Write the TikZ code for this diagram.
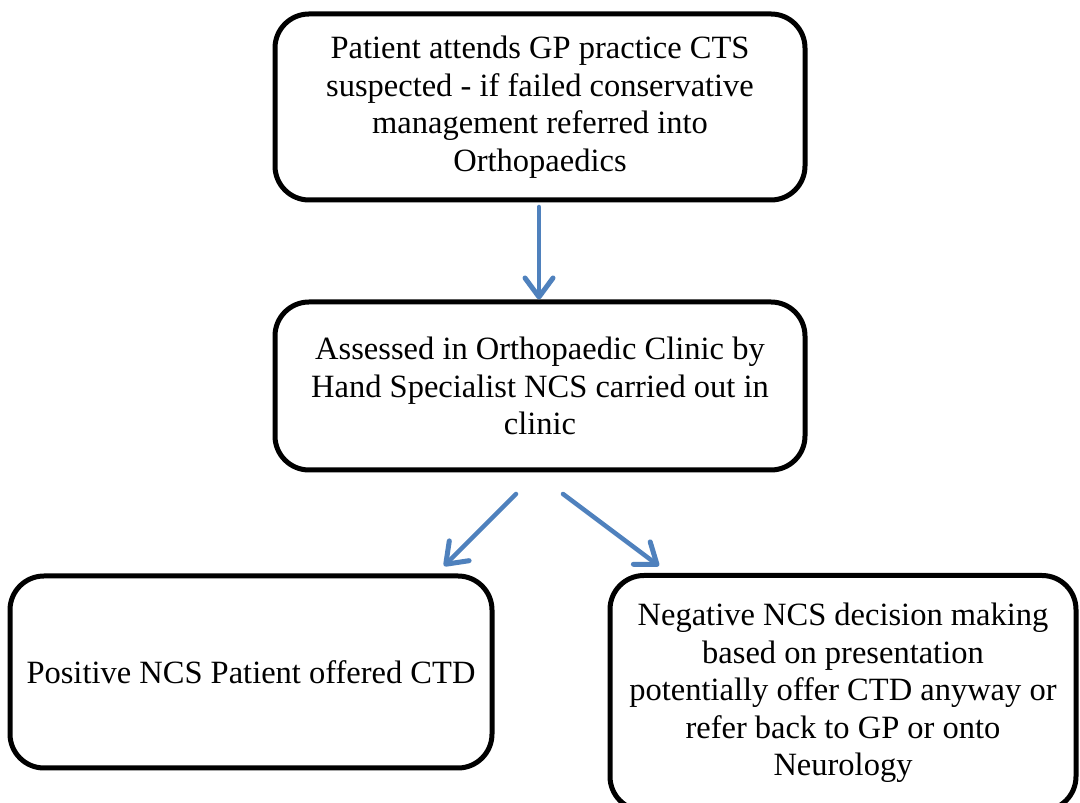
\documentclass[tikz,border=0pt]{standalone}
\usepackage{fontspec}
\setmainfont{Liberation Serif}
\usetikzlibrary{arrows.meta}
\definecolor{arrowblue}{HTML}{4F81BD}
\tikzset{
  box/.style={draw=black, line width=5pt, rounded corners=34pt, fill=white,
    align=center, inner sep=0pt, font=\fontsize{32.5}{37.5}\selectfont},
  flow/.style={draw=arrowblue, line width=4.5pt, line cap=round,
    -{Straight Barb[length=19pt,width=28pt,line width=5pt,round]}}
}
\begin{document}
\begin{tikzpicture}[x=1pt,y=1pt]
\clip (0,0) rectangle (1080,803);
\fill[white] (0,0) rectangle (1080,803);
\node[box, minimum width=530pt, minimum height=186pt] (gp) at (540,696)
  {Patient attends GP practice CTS\\suspected - if failed conservative\\management referred into\\Orthopaedics};
\node[box, minimum width=530pt, minimum height=168pt] (ortho) at (540,417)
  {Assessed in Orthopaedic Clinic by\\Hand Specialist NCS carried out in\\clinic};
\node[box, minimum width=482pt, minimum height=192pt] (pos) at (251,131)
  {Positive NCS Patient offered CTD};
\node[box, minimum width=466pt, minimum height=235pt] (neg) at (843,110)
  {Negative NCS decision making\\based on presentation\\potentially offer CTD anyway or\\refer back to GP or onto\\Neurology};
\coordinate (a1s) at (539,596);
\coordinate (a2s) at (516,309);
\coordinate (a2e) at (444,237);
\coordinate (a3s) at (563,309);
\coordinate (a3e) at (659,237);
\draw[flow] (a1s) -- (ortho.north -| a1s);
\draw[flow] (a2s) -- (a2e);
\draw[flow] (a3s) -- (a3e);
\end{tikzpicture}
\end{document}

:: EXERCISE DESCRIPTION ::
The pictures should not be reproduced; quote all of the other material exactly.

:: ANSWER FOR THE TASK ::
Write the TikZ code for this diagram.
\documentclass[tikz,border=0pt]{standalone}
\usepackage{fontspec}
\setmainfont{Liberation Serif}
\usetikzlibrary{arrows.meta}
\definecolor{arrowblue}{HTML}{4F81BD}
\tikzset{
  box/.style={draw=black, line width=5pt, rounded corners=34pt, fill=white,
    align=center, inner sep=0pt, font=\fontsize{32.5}{37.5}\selectfont},
  flow/.style={draw=arrowblue, line width=4.5pt, line cap=round,
    -{Straight Barb[length=19pt,width=28pt,line width=5pt,round]}}
}
\begin{document}
\begin{tikzpicture}[x=1pt,y=1pt]
\clip (0,0) rectangle (1080,803);
\fill[white] (0,0) rectangle (1080,803);
\node[box, minimum width=530pt, minimum height=186pt] (gp) at (540,696)
  {Patient attends GP practice CTS\\suspected - if failed conservative\\management referred into\\Orthopaedics};
\node[box, minimum width=530pt, minimum height=168pt] (ortho) at (540,417)
  {Assessed in Orthopaedic Clinic by\\Hand Specialist NCS carried out in\\clinic};
\node[box, minimum width=482pt, minimum height=192pt] (pos) at (251,131)
  {Positive NCS Patient offered CTD};
\node[box, minimum width=466pt, minimum height=235pt] (neg) at (843,110)
  {Negative NCS decision making\\based on presentation\\potentially offer CTD anyway or\\refer back to GP or onto\\Neurology};
\coordinate (a1s) at (539,596);
\coordinate (a2s) at (516,309);
\coordinate (a2e) at (444,237);
\coordinate (a3s) at (563,309);
\coordinate (a3e) at (659,237);
\draw[flow] (a1s) -- (ortho.north -| a1s);
\draw[flow] (a2s) -- (a2e);
\draw[flow] (a3s) -- (a3e);
\end{tikzpicture}
\end{document}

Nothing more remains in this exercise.